Take good care my friend. Thank you for the post, it is of vital importance.
Rick
Thank you RickK. Self hatred keeps me up at night, that's a tough one. But I like your "challenge them" approach. Good idea.
Yes, my family taught me to treat guests like royalty, and your own family with disdain.
I have learned to take care of my physical health. I feel better emotionally after a workout and just being in shape, generally. An odd thing happened in my early fifties, I started training again and never looked back: 5 days/week at the gym for me. I jokingly say I signed up for a health club where health is celebrated every day, instead of signing up for a health maintenance plan where my oil is check regularly and my tires get rotated, and I'm free to abuse myself in between checkups. This is self love, yes.
I think I feel I don't deserve it. Is it possible that is the same for you @Dolphin42 ?
I wonder if acknowledging that undeserving feeling is a first step to developing compassion for the self.
Thanks Darren. Yes, feeling like I don't deserve it, or worse that as soon as I have it, I will lose it.
The slow healing pattern is emerging. Yes, little things added along the way seem to help me, progress is so slow it is hard to see it.
You're singing my song D42... you know that since you've read what I write on this website. First, I'd note you decided to become a member recently... making a commitment to this website is making a commitment to YOU... it is an act of self-love which is related to self-compassion. It is an antidote to those feelings of worthlessness that are inherent in trauma. You've heard me say it enough times, that the residue of trauma is shame, terror, rage and grief. We know the shame directly... it is a constant companion that keeps us from valuing ourselves. We're worthless, right?

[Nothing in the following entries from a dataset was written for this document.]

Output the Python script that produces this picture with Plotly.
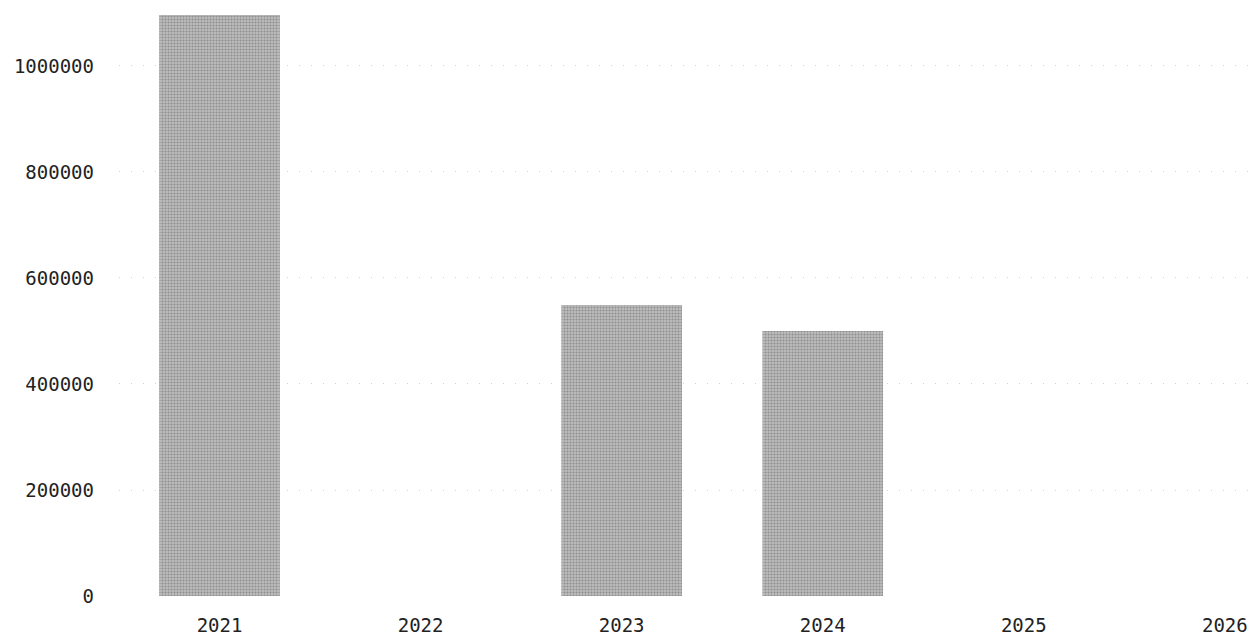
import plotly.graph_objects as go

# Annual values by year
years = ["2021", "2022", "2023", "2024", "2025", "2026"]
values = [1096000, None, 549000, 500000, None, None]

y_ticks = [0, 200000, 400000, 600000, 800000, 1000000]

fig = go.Figure(
    go.Bar(
        x=years,
        y=values,
        width=0.6,
        marker=dict(
            color="#a8a8a8",
            line=dict(width=0),
            pattern=dict(shape=".", fgcolor="#5e5e5e", bgcolor="#bdbdbd", size=3, solidity=0.4),
        ),
        hoverinfo="x+y",
    )
)

fig.update_layout(
    width=1251,
    height=636,
    margin=dict(l=119, r=0, t=0, b=40),
    paper_bgcolor="white",
    plot_bgcolor="white",
    showlegend=False,
    font=dict(family="DejaVu Sans Mono", size=19, color="#222222"),
    xaxis=dict(
        type="category",
        categoryorder="array",
        categoryarray=years,
        range=[-0.5, 5.13],
        showgrid=False,
        showline=False,
        zeroline=False,
        ticks="",
        ticklabelstandoff=16,
    ),
    yaxis=dict(
        range=[0, 1124500],
        tickvals=y_ticks,
        ticktext=[str(v) for v in y_ticks],
        showgrid=True,
        gridcolor="#d2d2d2",
        gridwidth=1,
        griddash="1px,11px",
        zeroline=False,
        showline=False,
        ticks="",
        ticklabelstandoff=24,
    ),
)

fig.write_html("out.html")
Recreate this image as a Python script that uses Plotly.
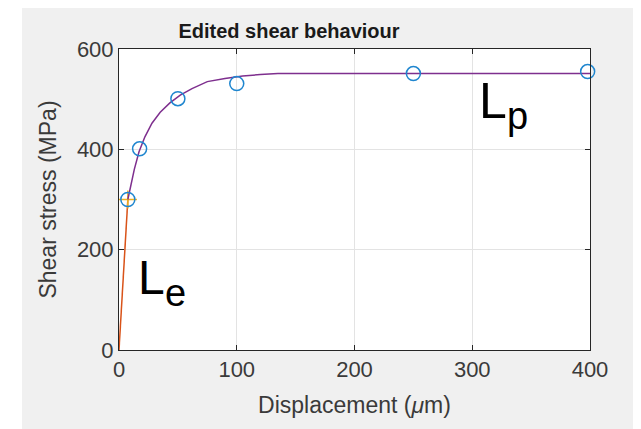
import plotly.graph_objects as go

# Data
elastic_x = [0, 7.5]
elastic_y = [0, 300]

plastic_x = [7.5, 10, 13, 17, 22, 28, 35, 43, 52, 62, 75, 90, 105, 120, 135, 400]
plastic_y = [300, 330, 360, 395, 425, 452, 474, 492, 508, 521, 535, 541, 546, 549, 551, 551]

points_x = [7.5, 17.5, 50, 100, 250, 398]
points_y = [300, 401, 501, 531, 551, 555]

x_ticks = [0, 100, 200, 300, 400]
y_ticks = [0, 200, 400, 600]

title = "Edited shear behaviour"
x_title = "Displacement (<i>μ</i>m)"
y_title = "Shear stress (MPa)"

FONT = "Liberation Sans, Arial, Helvetica, sans-serif"
# page has an 8px body margin; figure placed at (8, 8)
OFF = 8
L, R, T, B = 119 - OFF, 51, 49 - OFF, 79
W, H = 641 - OFF, 429 - OFF
pw, ph = W - L - R, H - T - B

def px2paper_x(px):  # page pixel -> paper
    return (px - OFF - L) / pw

def px2paper_y(py):
    return (H - B - (py - OFF)) / ph

fig = go.Figure()

fig.add_trace(go.Scatter(x=elastic_x, y=elastic_y, mode="lines",
                         line=dict(color="#D95319", width=1.5), showlegend=False))
fig.add_trace(go.Scatter(x=[elastic_x[-1]], y=[elastic_y[-1]], mode="markers",
                         marker=dict(symbol="cross-thin", size=13,
                                     line=dict(color="#EDB120", width=1.5)),
                         showlegend=False))
fig.add_trace(go.Scatter(x=plastic_x, y=plastic_y, mode="lines",
                         line=dict(color="#7E2F8E", width=1.5), showlegend=False))
fig.add_trace(go.Scatter(x=points_x, y=points_y, mode="markers", cliponaxis=False,
                         marker=dict(symbol="circle-open", size=14, color="#1f86cf",
                                     line=dict(color="#1f86cf", width=1.5)),
                         showlegend=False))

ann_font = dict(family=FONT, color="black")
annotations = [
    dict(x=304.9, y=497, text="L", font=dict(size=50, **ann_font)),
    dict(x=328.9, y=466.6, text="p", font=dict(size=38, **ann_font)),
    dict(x=14.9, y=145, text="L", font=dict(size=48, **ann_font)),
    dict(x=37.8, y=113.6, text="e", font=dict(size=38, **ann_font)),
]
for a in annotations:
    a.update(xref="x", yref="y", xanchor="left", yanchor="middle", showarrow=False,
             borderpad=0)

shapes = [
    dict(type="rect", xref="paper", yref="paper", layer="below",
         x0=px2paper_x(22), x1=px2paper_x(660), y0=px2paper_y(440), y1=px2paper_y(0),
         fillcolor="#f0f0f0", line=dict(width=0)),
    dict(type="rect", xref="paper", yref="paper", layer="below",
         x0=0, x1=1, y0=0, y1=1, fillcolor="white", line=dict(width=0)),
]

axis_common = dict(showline=True, linecolor="#262626", linewidth=1, mirror="ticks",
                   ticks="inside", ticklen=5, tickcolor="#262626", tickwidth=1,
                   showgrid=True, gridcolor="#e3e3e3", gridwidth=1, zeroline=False,
                   tickfont=dict(family=FONT, size=22, color="#3a3a3a"))

fig.update_layout(
    width=W, height=H,
    margin=dict(l=L, r=R, t=T, b=B, autoexpand=False),
    paper_bgcolor="white", plot_bgcolor="white",
    title=dict(text="<b>" + title + "</b>", x=px2paper_x(289), xref="paper", xanchor="center",
               y=1 - (31 - OFF) / H, yanchor="middle",
               font=dict(family=FONT, size=20, color="#1a1a1a")),
    xaxis=dict(range=[0, 400], tickvals=x_ticks,
               title=dict(text=x_title, font=dict(family=FONT, size=23, color="#3a3a3a"), standoff=15),
               **axis_common),
    yaxis=dict(range=[0, 600], tickvals=y_ticks,
               title=dict(text=y_title, font=dict(family=FONT, size=23, color="#3a3a3a"), standoff=13),
               **axis_common),
    annotations=annotations,
    shapes=shapes,
)

fig.write_html("out.html")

I KNOW that when I'm able to do basic self care my days are better... and I need to keep doing them.
We each find our own way. First we need to release every message that diminishes us... our minds can be very cruel... we need to stop berating ourselves... and then consider what might feel like a kindness you can do for yourself. This is what the healing journey looks like for all of us. And it is natural when we begin caring for ourselves that we'll access grief over the tremendous losses we've experienced because trauma held us in its grip. But now we're releasing it all.
Visitor, I spent most of my life stuck in this emotional handicap of shame and lack of self compassion. Not worthy of what others are worthy of in my own head is turning out to be quite a mind-fuck. I catch myself thinking this way all the time.
I only recently in life learned that parents are supposed to help their children learn to self-sooth their emotional hurts. A fabulous idea I wish my family practiced better when I was young.
I'm not able to release the trauma yet, Visitor, no shaking it off for me. I can barely find the ability for even short moments of self-compassion to sooth myself from the angry critical beast inside yelling at that I'm making a huge mistake every time I do work or email or postings to MS, or even dinner for my offspring.
It does seem to helping me to at least try to have compassion for myself, even if just for fleeting moments. Thanks.